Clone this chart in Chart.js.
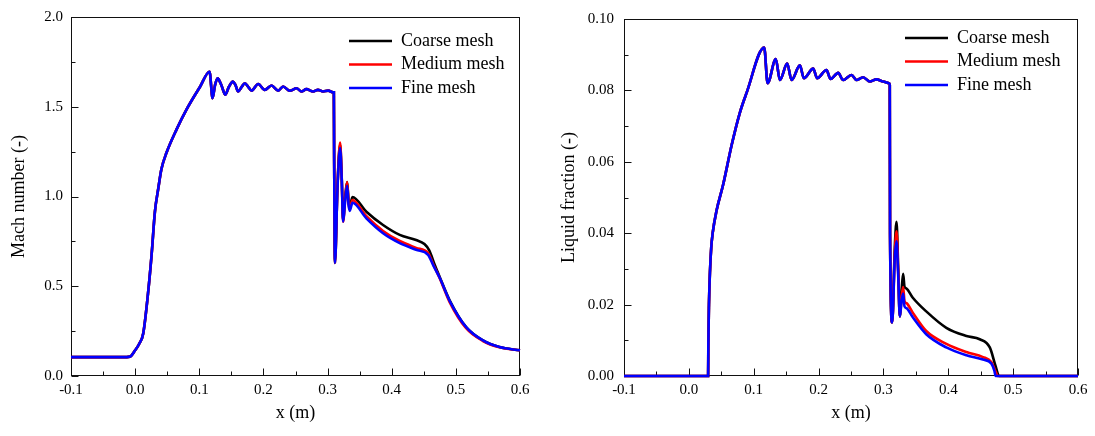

==

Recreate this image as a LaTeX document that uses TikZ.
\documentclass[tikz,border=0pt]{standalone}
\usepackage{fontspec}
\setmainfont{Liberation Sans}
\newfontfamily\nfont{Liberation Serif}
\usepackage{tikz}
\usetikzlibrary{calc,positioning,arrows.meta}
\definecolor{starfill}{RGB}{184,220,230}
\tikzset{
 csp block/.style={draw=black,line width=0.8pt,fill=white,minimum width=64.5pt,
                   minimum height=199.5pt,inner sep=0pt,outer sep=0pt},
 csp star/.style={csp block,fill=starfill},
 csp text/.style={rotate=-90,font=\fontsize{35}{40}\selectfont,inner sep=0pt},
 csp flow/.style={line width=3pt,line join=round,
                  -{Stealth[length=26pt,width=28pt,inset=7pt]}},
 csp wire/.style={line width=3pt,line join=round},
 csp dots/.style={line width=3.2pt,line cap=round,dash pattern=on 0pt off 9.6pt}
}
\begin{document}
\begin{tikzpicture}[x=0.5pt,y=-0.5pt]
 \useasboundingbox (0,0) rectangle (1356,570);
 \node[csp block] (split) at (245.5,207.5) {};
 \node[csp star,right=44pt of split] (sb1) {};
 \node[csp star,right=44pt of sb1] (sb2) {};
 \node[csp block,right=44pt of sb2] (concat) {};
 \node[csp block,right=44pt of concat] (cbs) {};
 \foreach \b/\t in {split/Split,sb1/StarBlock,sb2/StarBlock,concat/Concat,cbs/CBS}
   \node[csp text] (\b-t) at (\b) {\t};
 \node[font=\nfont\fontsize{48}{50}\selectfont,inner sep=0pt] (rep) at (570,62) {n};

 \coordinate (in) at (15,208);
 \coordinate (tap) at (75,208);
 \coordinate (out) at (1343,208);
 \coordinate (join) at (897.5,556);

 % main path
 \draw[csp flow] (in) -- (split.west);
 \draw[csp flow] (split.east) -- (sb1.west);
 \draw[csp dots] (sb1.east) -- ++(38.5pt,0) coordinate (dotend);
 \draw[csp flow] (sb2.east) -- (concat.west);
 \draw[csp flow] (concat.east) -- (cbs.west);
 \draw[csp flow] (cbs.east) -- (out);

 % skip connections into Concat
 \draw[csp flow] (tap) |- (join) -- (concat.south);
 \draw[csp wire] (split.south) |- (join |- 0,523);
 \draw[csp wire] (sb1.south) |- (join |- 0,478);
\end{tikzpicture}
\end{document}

=== Given exercise ===
Among the entries above, locate the lines containing "Recreate this image" and "(join) at (897.5,556);", and transcribe exactly those two lines and all lines between.

=== Full response ===
Recreate this image as a LaTeX document that uses TikZ.
\documentclass[tikz,border=0pt]{standalone}
\usepackage{fontspec}
\setmainfont{Liberation Sans}
\newfontfamily\nfont{Liberation Serif}
\usepackage{tikz}
\usetikzlibrary{calc,positioning,arrows.meta}
\definecolor{starfill}{RGB}{184,220,230}
\tikzset{
 csp block/.style={draw=black,line width=0.8pt,fill=white,minimum width=64.5pt,
                   minimum height=199.5pt,inner sep=0pt,outer sep=0pt},
 csp star/.style={csp block,fill=starfill},
 csp text/.style={rotate=-90,font=\fontsize{35}{40}\selectfont,inner sep=0pt},
 csp flow/.style={line width=3pt,line join=round,
                  -{Stealth[length=26pt,width=28pt,inset=7pt]}},
 csp wire/.style={line width=3pt,line join=round},
 csp dots/.style={line width=3.2pt,line cap=round,dash pattern=on 0pt off 9.6pt}
}
\begin{document}
\begin{tikzpicture}[x=0.5pt,y=-0.5pt]
 \useasboundingbox (0,0) rectangle (1356,570);
 \node[csp block] (split) at (245.5,207.5) {};
 \node[csp star,right=44pt of split] (sb1) {};
 \node[csp star,right=44pt of sb1] (sb2) {};
 \node[csp block,right=44pt of sb2] (concat) {};
 \node[csp block,right=44pt of concat] (cbs) {};
 \foreach \b/\t in {split/Split,sb1/StarBlock,sb2/StarBlock,concat/Concat,cbs/CBS}
   \node[csp text] (\b-t) at (\b) {\t};
 \node[font=\nfont\fontsize{48}{50}\selectfont,inner sep=0pt] (rep) at (570,62) {n};

 \coordinate (in) at (15,208);
 \coordinate (tap) at (75,208);
 \coordinate (out) at (1343,208);
 \coordinate (join) at (897.5,556);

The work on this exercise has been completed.